Stephanie Bowker loves the rose milk served at her favorite Indian restaurant, and came up with this homemade version using, of course, our Bulgarian Rose Hydrosol:
- 8 oz milk,
- 1 tsp hydrosol
- 1 tsp sugar
At the restaurant I think they add a drop of red food color ’cause it comes a lovely pink. I bet it would be good with Neroli too — I’ll have to try that.
Roses and Apples
Did you know that the rose and the apple were from the same family? I had forgotten. Discovered a wonderful way to blend the families, for a festive toast in place of champagne, or a romantic breakfast. Add about one part Rose Hydrosol to about six parts of apple juice. YUMMY….. Have yet to try it with sparkling cider, that’s next on the agenda. (And now I’m considering adding a single drop of Organic Rose Oil to a bottle of apple juice.)
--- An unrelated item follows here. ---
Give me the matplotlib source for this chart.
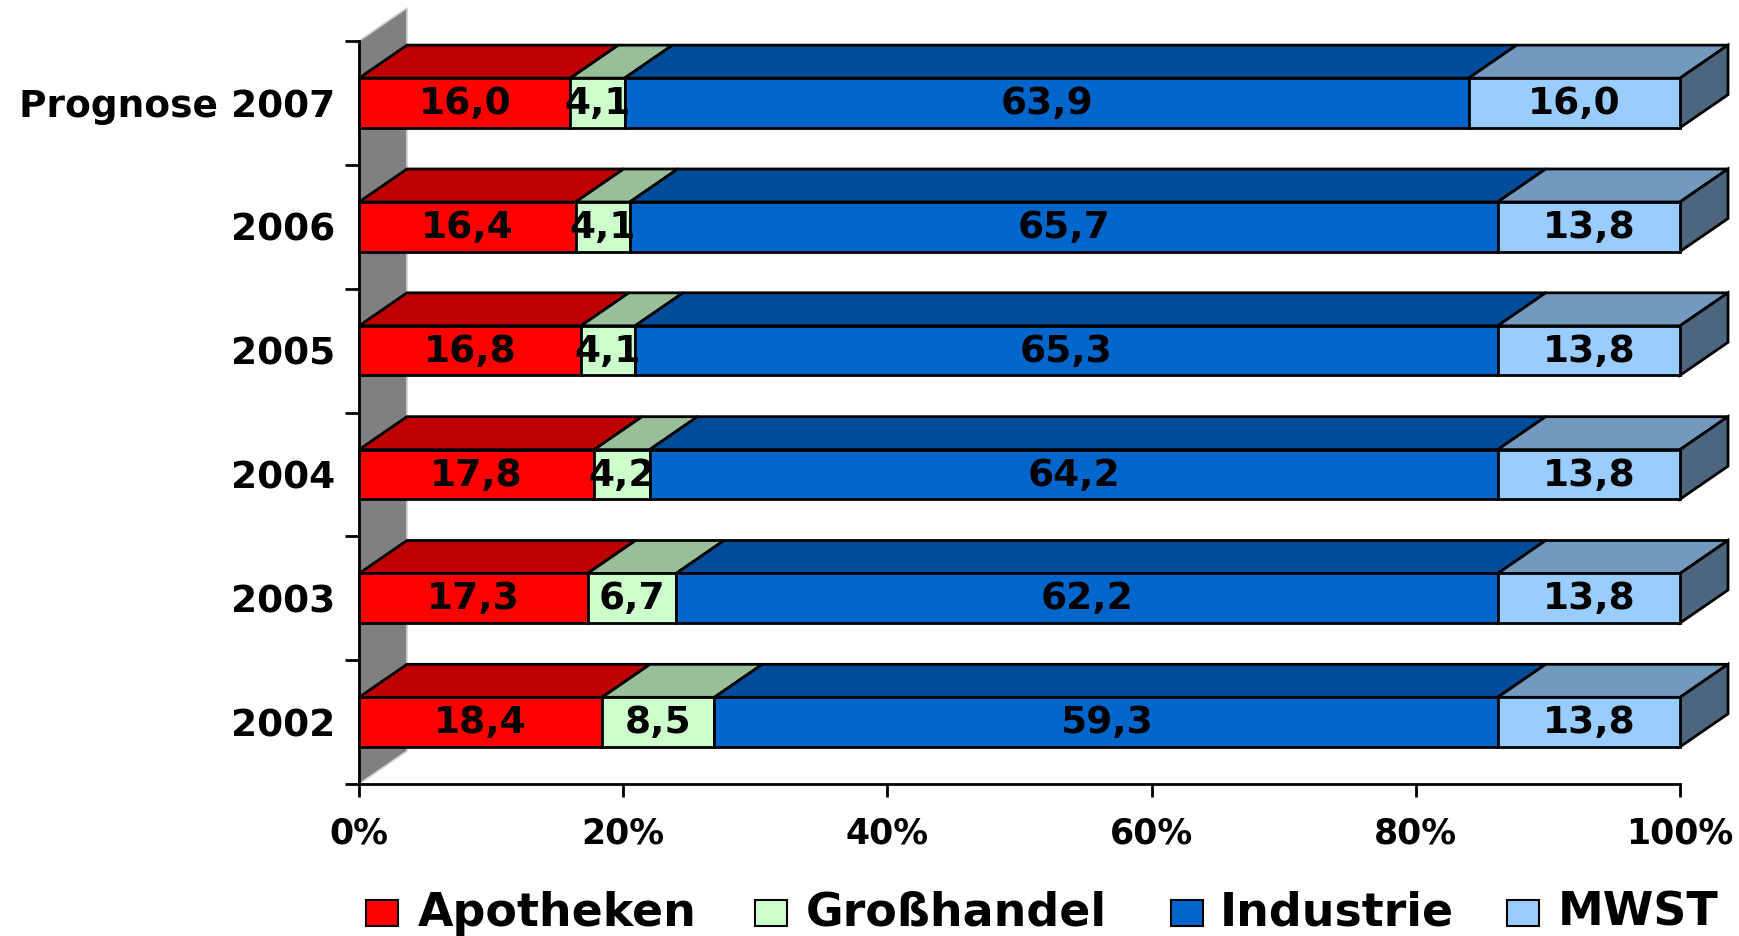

Have I mentioned Neroli Hydrosol in coffee? Just a drop. Perhaps a ½ teaspoon in a large mug. Also yummy. (I don’t put cream in my coffee, not sure how it will work with “light” coffee.)
Old German Rose Water Sugar Cookies
Thanks to the Flower-Recipe E-Group for this recipe.
- 1 c. sugar
- 1/2 c. room temperature butter
- 1 egg yolk
- 1 1/2 tsp. vanilla
- 1 1/2 tsp. lemon extract (subst 3 or so drops of Lemon Oil for a much better flavor!)
- 1/2 tsp. baking soda
- 1/2 c. sour cream
- 1 1/2 tsp. rose water (ie, Rose Hydrosol)
- 1/8 tsp. salt
- 3 c. flour
Cream sugar and softened butter until smooth. Beat in yolk and flavorings. Combine baking soda and sour cream and stir into sugar mixture. Stir in rose water. Sift salt and flour; mix with batter. Roll out on floured surface and cut with cookie cutter.
Bake on greased sheets in preheated 325 degree oven for about 15 to 20 minutes. Cooking time may shorten if cookies are small. This recipe has been enjoyed since 1850.
This version will give a very subtle rose flavor. If you want the flavor more pronounced, add a single drop of rose otto. (And I always use two or three drops of our organic Lemon oil in any recipe calling for lemon extract. I think the extract is yucky stuff ;).
If you are a white wine lover, add a teaspoon of our Rose Hydrosol to a glass of chilled dry white wine, for a romantic dinner a deux.